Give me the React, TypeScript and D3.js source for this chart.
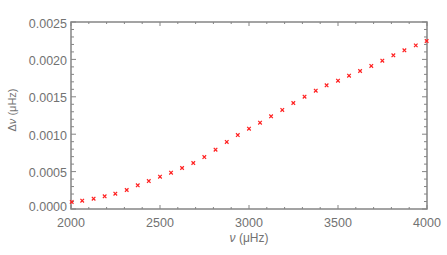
==
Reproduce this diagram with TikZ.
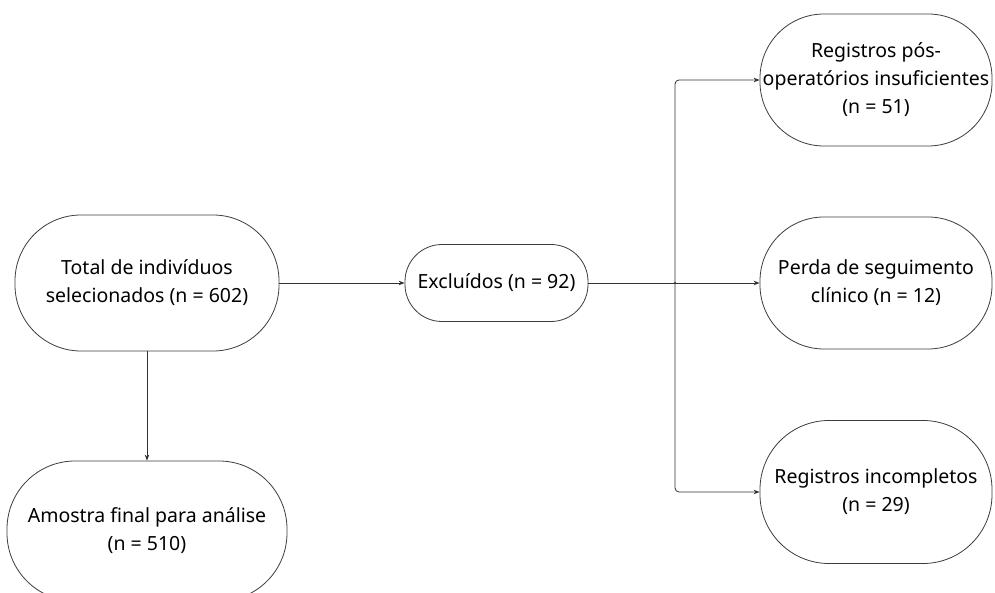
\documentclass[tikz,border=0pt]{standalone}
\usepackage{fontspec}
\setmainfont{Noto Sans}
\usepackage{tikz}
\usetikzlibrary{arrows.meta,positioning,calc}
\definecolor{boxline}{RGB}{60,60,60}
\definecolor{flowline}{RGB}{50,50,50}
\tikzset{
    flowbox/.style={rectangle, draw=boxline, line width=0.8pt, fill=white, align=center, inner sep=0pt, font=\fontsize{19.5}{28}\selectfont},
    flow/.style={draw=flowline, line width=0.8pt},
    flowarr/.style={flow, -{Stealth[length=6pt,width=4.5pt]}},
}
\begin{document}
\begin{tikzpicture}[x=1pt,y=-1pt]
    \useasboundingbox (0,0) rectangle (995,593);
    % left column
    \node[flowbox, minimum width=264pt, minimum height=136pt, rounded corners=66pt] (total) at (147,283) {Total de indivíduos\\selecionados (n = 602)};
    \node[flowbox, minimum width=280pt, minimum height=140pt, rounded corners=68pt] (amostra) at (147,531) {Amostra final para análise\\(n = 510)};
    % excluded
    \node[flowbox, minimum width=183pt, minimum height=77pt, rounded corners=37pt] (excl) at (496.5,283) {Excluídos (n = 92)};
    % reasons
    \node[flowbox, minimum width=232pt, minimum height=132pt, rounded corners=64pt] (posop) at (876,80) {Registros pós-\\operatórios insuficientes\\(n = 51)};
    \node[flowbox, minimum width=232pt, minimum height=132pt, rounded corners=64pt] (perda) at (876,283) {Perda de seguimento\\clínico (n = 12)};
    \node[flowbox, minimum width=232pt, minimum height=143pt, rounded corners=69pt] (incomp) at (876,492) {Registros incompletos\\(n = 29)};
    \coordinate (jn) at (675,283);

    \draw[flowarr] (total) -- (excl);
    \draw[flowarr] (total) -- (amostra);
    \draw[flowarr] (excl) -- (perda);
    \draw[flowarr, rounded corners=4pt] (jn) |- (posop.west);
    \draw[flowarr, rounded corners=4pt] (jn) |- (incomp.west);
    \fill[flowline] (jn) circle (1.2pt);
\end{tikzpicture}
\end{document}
* * *
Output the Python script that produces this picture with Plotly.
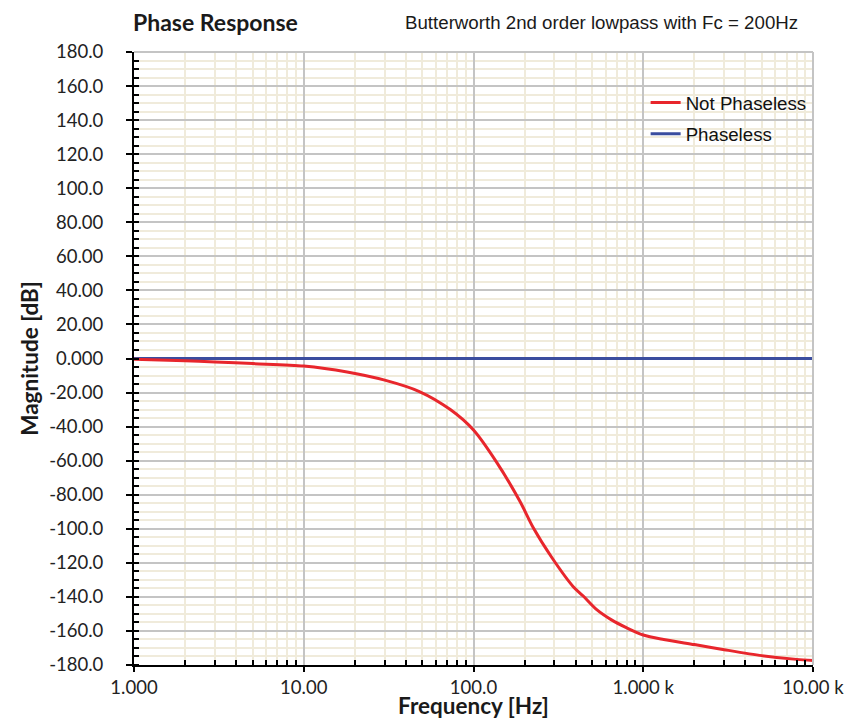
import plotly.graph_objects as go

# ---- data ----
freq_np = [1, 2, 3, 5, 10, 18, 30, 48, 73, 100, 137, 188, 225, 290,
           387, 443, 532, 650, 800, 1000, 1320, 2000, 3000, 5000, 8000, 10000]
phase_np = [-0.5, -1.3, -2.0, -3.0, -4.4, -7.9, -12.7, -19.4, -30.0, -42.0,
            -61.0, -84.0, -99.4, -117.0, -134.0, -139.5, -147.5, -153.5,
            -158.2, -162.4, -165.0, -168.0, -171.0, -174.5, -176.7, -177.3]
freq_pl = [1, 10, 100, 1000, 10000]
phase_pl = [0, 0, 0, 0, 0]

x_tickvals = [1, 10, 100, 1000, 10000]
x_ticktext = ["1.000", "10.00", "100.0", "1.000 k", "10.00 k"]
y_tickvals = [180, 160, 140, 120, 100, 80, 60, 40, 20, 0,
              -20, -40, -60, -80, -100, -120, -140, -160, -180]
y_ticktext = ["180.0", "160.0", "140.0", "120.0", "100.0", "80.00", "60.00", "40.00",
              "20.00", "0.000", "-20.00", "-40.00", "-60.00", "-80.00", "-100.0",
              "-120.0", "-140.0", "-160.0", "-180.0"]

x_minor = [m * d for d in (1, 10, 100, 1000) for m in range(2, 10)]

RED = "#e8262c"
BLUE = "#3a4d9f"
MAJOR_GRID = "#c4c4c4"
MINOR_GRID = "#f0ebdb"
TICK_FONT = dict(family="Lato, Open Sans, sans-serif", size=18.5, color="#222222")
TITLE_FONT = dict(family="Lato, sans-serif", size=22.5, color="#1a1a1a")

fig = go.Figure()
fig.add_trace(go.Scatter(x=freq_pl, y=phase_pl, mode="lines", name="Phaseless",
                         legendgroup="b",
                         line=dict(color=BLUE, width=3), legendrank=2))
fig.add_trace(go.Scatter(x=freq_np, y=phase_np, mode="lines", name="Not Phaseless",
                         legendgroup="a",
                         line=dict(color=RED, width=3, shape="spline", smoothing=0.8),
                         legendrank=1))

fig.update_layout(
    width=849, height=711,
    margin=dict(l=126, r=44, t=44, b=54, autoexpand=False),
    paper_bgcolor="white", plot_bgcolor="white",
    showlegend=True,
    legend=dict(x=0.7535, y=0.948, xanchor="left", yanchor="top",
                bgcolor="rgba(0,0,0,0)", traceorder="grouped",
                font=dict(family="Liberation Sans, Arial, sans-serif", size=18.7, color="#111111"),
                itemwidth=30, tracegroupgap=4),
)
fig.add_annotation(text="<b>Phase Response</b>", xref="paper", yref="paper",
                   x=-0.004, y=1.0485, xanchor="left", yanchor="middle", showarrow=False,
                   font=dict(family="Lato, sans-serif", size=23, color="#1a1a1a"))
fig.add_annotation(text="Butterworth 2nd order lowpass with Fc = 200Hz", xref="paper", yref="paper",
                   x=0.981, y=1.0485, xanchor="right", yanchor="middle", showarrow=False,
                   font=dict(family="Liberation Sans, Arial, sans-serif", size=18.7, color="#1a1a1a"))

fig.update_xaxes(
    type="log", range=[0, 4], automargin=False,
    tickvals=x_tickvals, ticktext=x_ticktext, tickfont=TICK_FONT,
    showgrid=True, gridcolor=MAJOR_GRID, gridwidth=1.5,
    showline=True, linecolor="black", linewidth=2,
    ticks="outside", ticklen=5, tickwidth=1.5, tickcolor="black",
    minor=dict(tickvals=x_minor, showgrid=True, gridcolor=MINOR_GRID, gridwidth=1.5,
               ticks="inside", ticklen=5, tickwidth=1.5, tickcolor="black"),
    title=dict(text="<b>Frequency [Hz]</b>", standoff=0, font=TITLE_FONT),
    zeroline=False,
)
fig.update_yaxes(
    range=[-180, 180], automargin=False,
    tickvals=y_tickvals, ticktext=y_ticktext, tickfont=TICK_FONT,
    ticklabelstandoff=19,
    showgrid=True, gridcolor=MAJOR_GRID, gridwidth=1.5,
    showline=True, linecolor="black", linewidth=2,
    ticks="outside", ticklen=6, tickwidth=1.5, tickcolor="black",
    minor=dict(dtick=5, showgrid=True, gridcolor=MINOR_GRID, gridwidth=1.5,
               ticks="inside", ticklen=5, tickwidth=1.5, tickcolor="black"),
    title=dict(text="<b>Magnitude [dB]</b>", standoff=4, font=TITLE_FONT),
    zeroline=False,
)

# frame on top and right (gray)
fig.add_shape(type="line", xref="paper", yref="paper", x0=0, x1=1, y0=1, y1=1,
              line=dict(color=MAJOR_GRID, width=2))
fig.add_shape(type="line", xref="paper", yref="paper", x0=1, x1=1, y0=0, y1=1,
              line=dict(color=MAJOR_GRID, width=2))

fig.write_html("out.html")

## Instruction
Every line from the one containing "Output the Python" to the one containing "legendrank=1))" should be output exactly, both ends included. Nothing else goes in, and no pictures either.

## Finished exercise
Output the Python script that produces this picture with Plotly.
import plotly.graph_objects as go

# ---- data ----
freq_np = [1, 2, 3, 5, 10, 18, 30, 48, 73, 100, 137, 188, 225, 290,
           387, 443, 532, 650, 800, 1000, 1320, 2000, 3000, 5000, 8000, 10000]
phase_np = [-0.5, -1.3, -2.0, -3.0, -4.4, -7.9, -12.7, -19.4, -30.0, -42.0,
            -61.0, -84.0, -99.4, -117.0, -134.0, -139.5, -147.5, -153.5,
            -158.2, -162.4, -165.0, -168.0, -171.0, -174.5, -176.7, -177.3]
freq_pl = [1, 10, 100, 1000, 10000]
phase_pl = [0, 0, 0, 0, 0]

x_tickvals = [1, 10, 100, 1000, 10000]
x_ticktext = ["1.000", "10.00", "100.0", "1.000 k", "10.00 k"]
y_tickvals = [180, 160, 140, 120, 100, 80, 60, 40, 20, 0,
              -20, -40, -60, -80, -100, -120, -140, -160, -180]
y_ticktext = ["180.0", "160.0", "140.0", "120.0", "100.0", "80.00", "60.00", "40.00",
              "20.00", "0.000", "-20.00", "-40.00", "-60.00", "-80.00", "-100.0",
              "-120.0", "-140.0", "-160.0", "-180.0"]

x_minor = [m * d for d in (1, 10, 100, 1000) for m in range(2, 10)]

RED = "#e8262c"
BLUE = "#3a4d9f"
MAJOR_GRID = "#c4c4c4"
MINOR_GRID = "#f0ebdb"
TICK_FONT = dict(family="Lato, Open Sans, sans-serif", size=18.5, color="#222222")
TITLE_FONT = dict(family="Lato, sans-serif", size=22.5, color="#1a1a1a")

fig = go.Figure()
fig.add_trace(go.Scatter(x=freq_pl, y=phase_pl, mode="lines", name="Phaseless",
                         legendgroup="b",
                         line=dict(color=BLUE, width=3), legendrank=2))
fig.add_trace(go.Scatter(x=freq_np, y=phase_np, mode="lines", name="Not Phaseless",
                         legendgroup="a",
                         line=dict(color=RED, width=3, shape="spline", smoothing=0.8),
                         legendrank=1))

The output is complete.